Well, he got some choice words from Trump who advised that Schumer and the rest of the Democratic establishment from former Presidents Obama and Clinton and more so, Hillary, the former Secretary of State, never got anywhere trying to meet with the sitting North Korean leader to discuss things. In fact, Trump pointed out, they only imposed sanctions on North Korea after it had already developed and had in fact tested—however crudely—its intercontinental ballistic missile system which can reach Hawaii and the United States. End of exchange.

On the other hand, a number of theories have circulated about Kim's reasons for finally getting out of his comfort zone. He is under pressure from a restive populace, a majority of whom continue to live in want and fear as a result of sanctions— at least, this is how one story goes.

Another story says top military brass and the inner circle within the party leadership have come around, finally finding the courage to tell Kim that they cannot forever be taking their neighbors hostage and the world with a Tin Pan kind of nuclear arsenal.

And then, there is the reading that President Trump is very different from the others before him. He can really order a strike which can annihilate Kim and the leadership, a possibility which was bragged about by Trump's national security adviser, John Bolton.

This is the same statement that nearly caused the calling off of the summit.

Nobody will know what finally prompted Kim to join President Trump in Singapore. What matters is that it was revived.

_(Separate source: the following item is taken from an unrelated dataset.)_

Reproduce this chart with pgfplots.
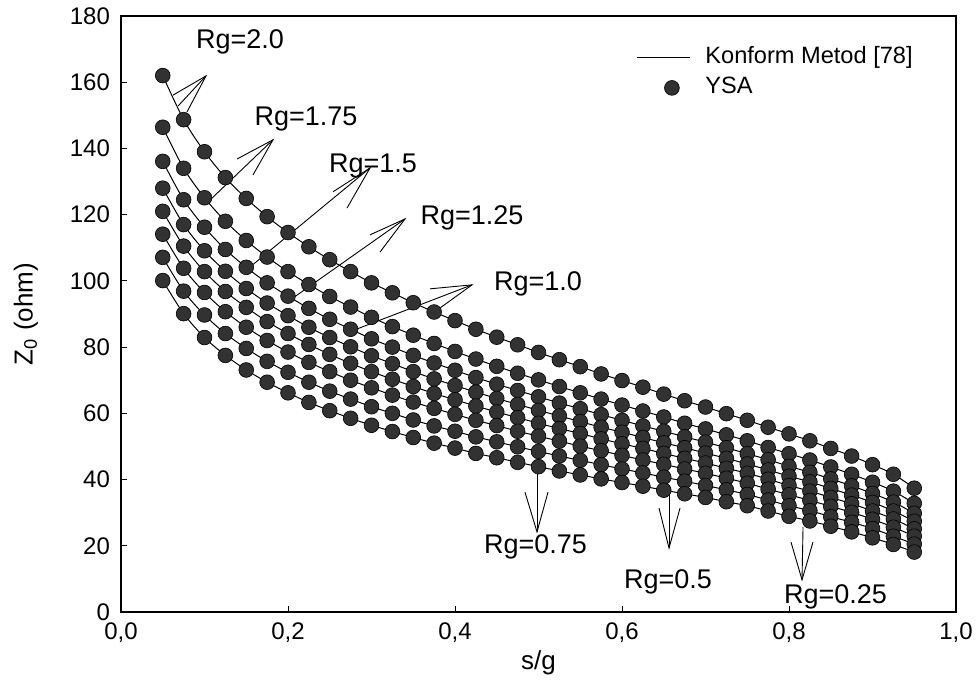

Just a few days before June 12, President Trump and the senior members of his administration had a sneak preview of what to expect from the summit. He met with Kim Yong-chol, the former North Korean intelligence chief who is considered one of the closest, if not the closest, to President Kim. He was given all the courtesies and trappings of a very, very important visitor and he did not disappoint. Apparently, he carried with him details of a North Korean plan, possibly discussed with South Korean President Moon who visited the White House a week before the North Korean envoy's arrival, which was pleasantly received by Trump and his Secretary of State, Mike Pompeo.

Bits and pieces of what the plan is and how it will be negotiated and implemented will probably be issued pieceby-piece by the two sides to cover their bases at home.

The best that can happen is if the two leaders can be persuaded to issue a joint statement, no matter how fuzzy it may be. The statements coming out of Seoul and Pyongyang after the leaders of the South and North met in Panmunjon— also a first between leaders of the divided peninsula after the armistice in 1953—may serve as the template for such an awaited statement.

As one keen observer of the scene noted, "…neither man will necessarily get all he wants, but both can use the photographs and their interpretations of what transpired to move on from what exists right now. As the British war time leader and statesman once said, 'Jaw, jaw is better than war, war.'"

Indeed, sitting together and moving even just an inch from what exists today is better than threats and bombasts.